#### [WHAT IS NEEDED]
Lift every line from the entries that includes the word "this".

+===+

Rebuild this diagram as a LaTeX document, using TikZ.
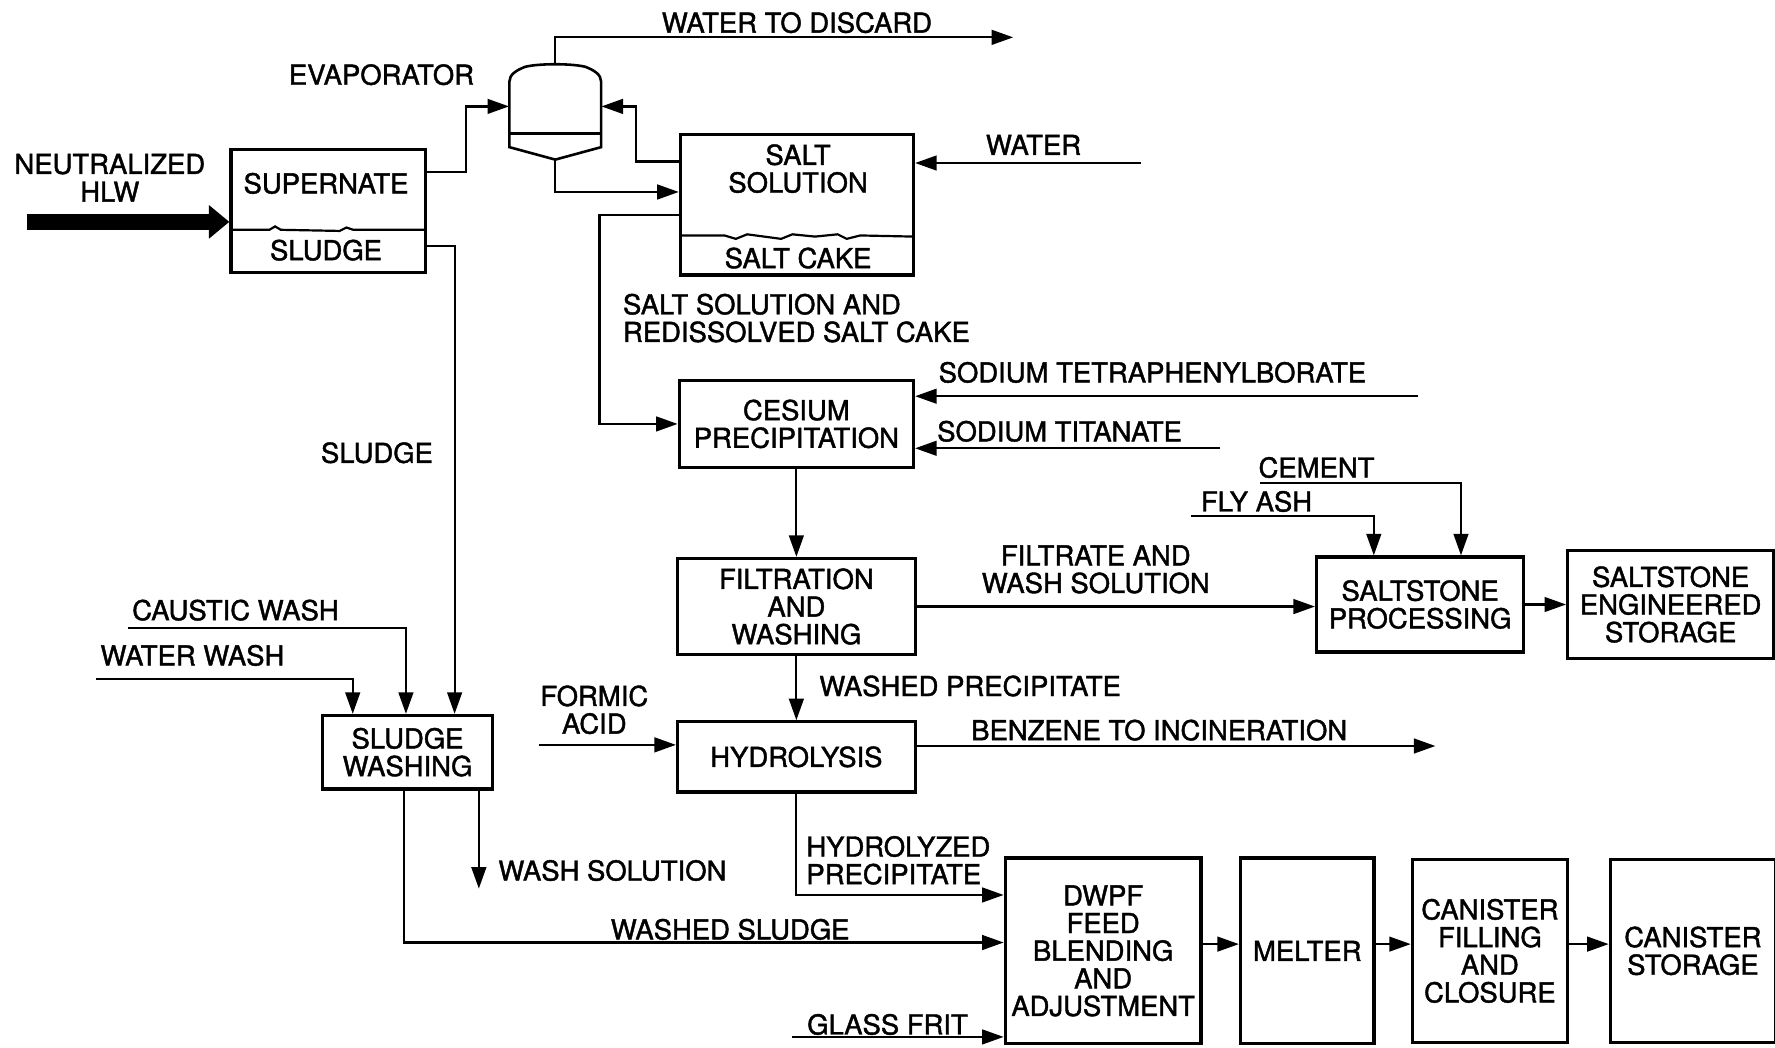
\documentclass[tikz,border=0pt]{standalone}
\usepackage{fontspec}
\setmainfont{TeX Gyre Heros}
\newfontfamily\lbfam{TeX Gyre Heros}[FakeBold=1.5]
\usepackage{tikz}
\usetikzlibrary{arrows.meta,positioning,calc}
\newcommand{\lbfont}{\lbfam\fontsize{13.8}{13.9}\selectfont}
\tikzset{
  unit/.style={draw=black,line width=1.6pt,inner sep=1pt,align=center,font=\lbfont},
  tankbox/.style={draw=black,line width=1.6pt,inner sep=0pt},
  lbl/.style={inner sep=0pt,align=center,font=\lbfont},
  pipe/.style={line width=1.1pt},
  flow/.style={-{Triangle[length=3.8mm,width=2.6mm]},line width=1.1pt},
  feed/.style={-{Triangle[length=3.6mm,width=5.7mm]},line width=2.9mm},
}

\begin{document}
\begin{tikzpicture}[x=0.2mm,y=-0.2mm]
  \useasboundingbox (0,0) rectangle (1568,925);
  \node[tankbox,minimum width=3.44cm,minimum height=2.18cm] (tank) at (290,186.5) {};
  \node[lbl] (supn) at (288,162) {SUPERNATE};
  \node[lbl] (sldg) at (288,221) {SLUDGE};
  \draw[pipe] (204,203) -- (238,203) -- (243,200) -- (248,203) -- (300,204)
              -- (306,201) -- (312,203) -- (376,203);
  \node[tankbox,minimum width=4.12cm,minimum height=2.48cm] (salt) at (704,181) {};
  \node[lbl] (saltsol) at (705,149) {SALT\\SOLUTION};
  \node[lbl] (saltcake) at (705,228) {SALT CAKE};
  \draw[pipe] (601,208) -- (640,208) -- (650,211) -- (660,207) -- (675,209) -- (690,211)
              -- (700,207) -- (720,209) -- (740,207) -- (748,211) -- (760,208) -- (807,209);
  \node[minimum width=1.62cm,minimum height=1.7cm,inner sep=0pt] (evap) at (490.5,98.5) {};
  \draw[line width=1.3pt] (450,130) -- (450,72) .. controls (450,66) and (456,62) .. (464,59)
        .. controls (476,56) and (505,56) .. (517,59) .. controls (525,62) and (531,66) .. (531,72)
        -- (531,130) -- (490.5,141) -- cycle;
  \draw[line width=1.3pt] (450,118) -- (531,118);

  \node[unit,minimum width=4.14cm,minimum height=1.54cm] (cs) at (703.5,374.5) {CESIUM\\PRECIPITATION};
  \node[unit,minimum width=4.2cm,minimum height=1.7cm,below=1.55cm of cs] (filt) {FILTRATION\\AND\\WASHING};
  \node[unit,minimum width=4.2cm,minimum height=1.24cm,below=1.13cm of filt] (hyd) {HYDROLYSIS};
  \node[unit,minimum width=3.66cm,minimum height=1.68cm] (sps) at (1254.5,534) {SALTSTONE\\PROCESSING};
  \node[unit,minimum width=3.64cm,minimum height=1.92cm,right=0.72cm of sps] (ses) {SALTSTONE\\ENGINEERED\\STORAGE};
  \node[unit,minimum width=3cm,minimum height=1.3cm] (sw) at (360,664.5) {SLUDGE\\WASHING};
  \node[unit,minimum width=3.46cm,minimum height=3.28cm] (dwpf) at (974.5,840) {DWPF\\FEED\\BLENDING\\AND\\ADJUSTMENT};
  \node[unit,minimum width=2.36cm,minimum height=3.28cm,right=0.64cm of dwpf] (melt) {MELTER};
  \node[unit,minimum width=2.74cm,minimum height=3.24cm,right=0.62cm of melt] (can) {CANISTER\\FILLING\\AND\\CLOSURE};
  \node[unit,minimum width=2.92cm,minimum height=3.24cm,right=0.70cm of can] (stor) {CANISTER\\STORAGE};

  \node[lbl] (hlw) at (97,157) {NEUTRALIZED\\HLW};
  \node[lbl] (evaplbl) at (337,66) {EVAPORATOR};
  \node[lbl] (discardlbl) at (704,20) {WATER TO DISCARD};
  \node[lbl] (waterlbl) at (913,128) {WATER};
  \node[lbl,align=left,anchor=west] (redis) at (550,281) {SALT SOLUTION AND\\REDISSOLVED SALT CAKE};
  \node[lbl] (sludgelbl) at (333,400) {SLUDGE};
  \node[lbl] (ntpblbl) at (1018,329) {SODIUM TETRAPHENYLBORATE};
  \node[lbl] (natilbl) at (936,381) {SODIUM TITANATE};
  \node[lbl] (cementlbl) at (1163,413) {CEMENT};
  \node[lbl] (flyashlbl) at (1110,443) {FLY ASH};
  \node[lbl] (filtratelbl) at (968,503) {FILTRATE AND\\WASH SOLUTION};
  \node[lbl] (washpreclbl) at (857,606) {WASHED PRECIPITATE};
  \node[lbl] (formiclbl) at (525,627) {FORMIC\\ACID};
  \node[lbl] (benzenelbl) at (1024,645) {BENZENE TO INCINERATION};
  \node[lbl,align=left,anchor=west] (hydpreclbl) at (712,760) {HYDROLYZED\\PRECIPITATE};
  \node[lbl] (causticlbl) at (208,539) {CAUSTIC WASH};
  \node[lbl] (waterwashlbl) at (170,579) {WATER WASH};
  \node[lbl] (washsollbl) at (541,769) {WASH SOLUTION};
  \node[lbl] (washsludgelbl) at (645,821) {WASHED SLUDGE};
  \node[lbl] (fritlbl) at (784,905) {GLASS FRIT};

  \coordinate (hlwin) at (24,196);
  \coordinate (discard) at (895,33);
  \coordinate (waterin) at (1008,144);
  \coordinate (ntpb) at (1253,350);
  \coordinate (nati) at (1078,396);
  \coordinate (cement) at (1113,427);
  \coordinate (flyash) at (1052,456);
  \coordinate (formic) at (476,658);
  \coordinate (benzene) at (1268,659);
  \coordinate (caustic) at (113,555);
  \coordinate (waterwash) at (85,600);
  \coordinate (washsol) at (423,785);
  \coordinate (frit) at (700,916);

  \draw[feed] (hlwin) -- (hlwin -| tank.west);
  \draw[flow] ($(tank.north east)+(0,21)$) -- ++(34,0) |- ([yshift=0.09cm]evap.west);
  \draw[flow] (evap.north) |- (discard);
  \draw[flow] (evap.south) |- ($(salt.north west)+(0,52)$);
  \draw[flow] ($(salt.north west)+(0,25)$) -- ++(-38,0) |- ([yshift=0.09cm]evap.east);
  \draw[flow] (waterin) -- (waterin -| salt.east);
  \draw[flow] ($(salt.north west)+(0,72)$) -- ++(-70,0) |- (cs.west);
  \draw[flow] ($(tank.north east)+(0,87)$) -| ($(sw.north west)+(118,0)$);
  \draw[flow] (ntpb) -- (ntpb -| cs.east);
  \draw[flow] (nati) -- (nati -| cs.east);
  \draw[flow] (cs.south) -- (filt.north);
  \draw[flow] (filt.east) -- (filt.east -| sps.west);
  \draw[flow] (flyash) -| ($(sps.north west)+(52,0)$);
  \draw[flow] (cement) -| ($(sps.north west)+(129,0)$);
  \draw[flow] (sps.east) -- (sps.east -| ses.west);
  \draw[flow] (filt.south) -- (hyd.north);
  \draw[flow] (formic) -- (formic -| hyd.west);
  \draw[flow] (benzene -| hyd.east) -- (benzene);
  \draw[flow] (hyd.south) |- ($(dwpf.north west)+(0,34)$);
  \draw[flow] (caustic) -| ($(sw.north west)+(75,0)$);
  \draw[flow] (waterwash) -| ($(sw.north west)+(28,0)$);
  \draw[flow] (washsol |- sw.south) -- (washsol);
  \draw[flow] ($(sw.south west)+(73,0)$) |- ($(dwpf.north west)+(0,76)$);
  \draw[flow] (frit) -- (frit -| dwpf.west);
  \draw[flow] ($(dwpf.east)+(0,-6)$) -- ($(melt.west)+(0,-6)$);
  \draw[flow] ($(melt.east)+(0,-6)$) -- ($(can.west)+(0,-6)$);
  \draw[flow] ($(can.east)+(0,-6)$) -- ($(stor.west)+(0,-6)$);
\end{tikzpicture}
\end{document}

+===+

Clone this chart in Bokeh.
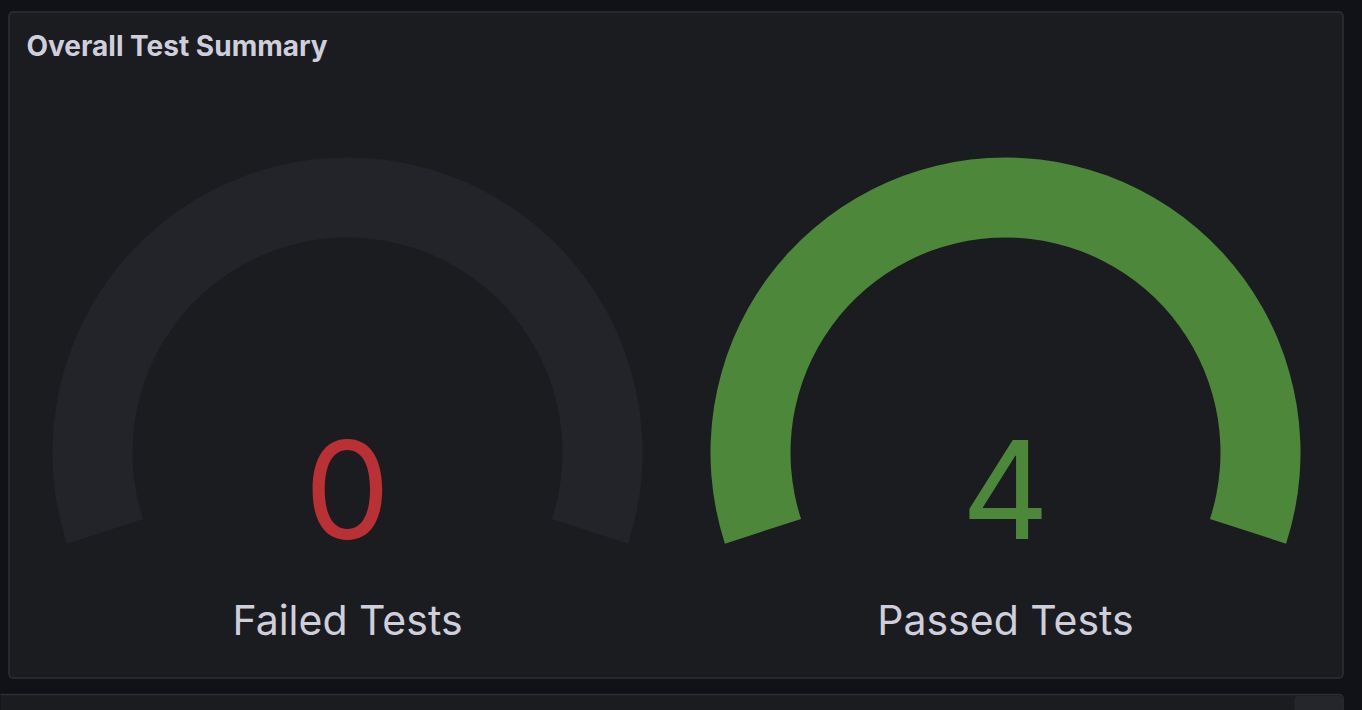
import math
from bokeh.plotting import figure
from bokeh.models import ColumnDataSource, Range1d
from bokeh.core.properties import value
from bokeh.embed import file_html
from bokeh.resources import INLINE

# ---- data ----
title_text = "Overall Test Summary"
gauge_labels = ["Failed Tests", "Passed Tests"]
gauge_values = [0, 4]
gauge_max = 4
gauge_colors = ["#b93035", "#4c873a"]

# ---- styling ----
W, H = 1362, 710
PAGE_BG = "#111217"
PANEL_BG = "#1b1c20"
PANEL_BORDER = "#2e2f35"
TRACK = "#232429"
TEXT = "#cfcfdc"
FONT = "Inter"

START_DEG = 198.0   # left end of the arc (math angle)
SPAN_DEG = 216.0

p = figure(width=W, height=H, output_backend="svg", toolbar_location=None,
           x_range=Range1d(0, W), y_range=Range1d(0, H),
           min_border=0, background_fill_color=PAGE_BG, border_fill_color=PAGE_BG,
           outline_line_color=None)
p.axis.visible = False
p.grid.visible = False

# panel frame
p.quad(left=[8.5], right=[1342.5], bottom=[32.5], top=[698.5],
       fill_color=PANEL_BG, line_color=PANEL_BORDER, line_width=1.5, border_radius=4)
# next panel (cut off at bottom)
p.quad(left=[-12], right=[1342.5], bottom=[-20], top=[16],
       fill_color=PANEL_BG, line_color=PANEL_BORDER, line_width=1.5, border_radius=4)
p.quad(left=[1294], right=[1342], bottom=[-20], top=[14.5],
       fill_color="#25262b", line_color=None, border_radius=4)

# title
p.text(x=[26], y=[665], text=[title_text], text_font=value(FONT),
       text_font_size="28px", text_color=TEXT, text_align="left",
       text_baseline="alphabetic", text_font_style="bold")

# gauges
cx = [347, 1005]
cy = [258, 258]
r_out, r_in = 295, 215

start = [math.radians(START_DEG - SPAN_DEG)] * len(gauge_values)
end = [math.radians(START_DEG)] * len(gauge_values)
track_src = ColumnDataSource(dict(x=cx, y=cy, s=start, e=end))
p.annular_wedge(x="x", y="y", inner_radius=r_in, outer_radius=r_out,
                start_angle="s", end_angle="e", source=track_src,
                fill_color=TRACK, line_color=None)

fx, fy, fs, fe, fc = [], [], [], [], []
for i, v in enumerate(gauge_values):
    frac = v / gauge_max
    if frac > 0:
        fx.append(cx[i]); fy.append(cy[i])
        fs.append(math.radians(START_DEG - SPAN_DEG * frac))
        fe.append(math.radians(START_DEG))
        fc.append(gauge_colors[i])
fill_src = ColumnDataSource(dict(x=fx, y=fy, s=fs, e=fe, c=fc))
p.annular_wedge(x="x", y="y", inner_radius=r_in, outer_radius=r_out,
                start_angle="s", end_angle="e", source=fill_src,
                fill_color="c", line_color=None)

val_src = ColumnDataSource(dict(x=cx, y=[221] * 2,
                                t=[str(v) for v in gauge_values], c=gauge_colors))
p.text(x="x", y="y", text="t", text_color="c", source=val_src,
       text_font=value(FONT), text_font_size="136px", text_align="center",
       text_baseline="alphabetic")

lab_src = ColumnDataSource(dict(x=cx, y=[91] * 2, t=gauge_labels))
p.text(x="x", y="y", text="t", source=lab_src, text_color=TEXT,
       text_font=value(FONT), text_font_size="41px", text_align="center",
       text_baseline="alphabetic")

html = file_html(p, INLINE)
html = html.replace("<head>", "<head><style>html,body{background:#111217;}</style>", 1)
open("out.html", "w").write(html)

+===+

#### [THE RESULT]
Rebuild this diagram as a LaTeX document, using TikZ.
Clone this chart in Bokeh.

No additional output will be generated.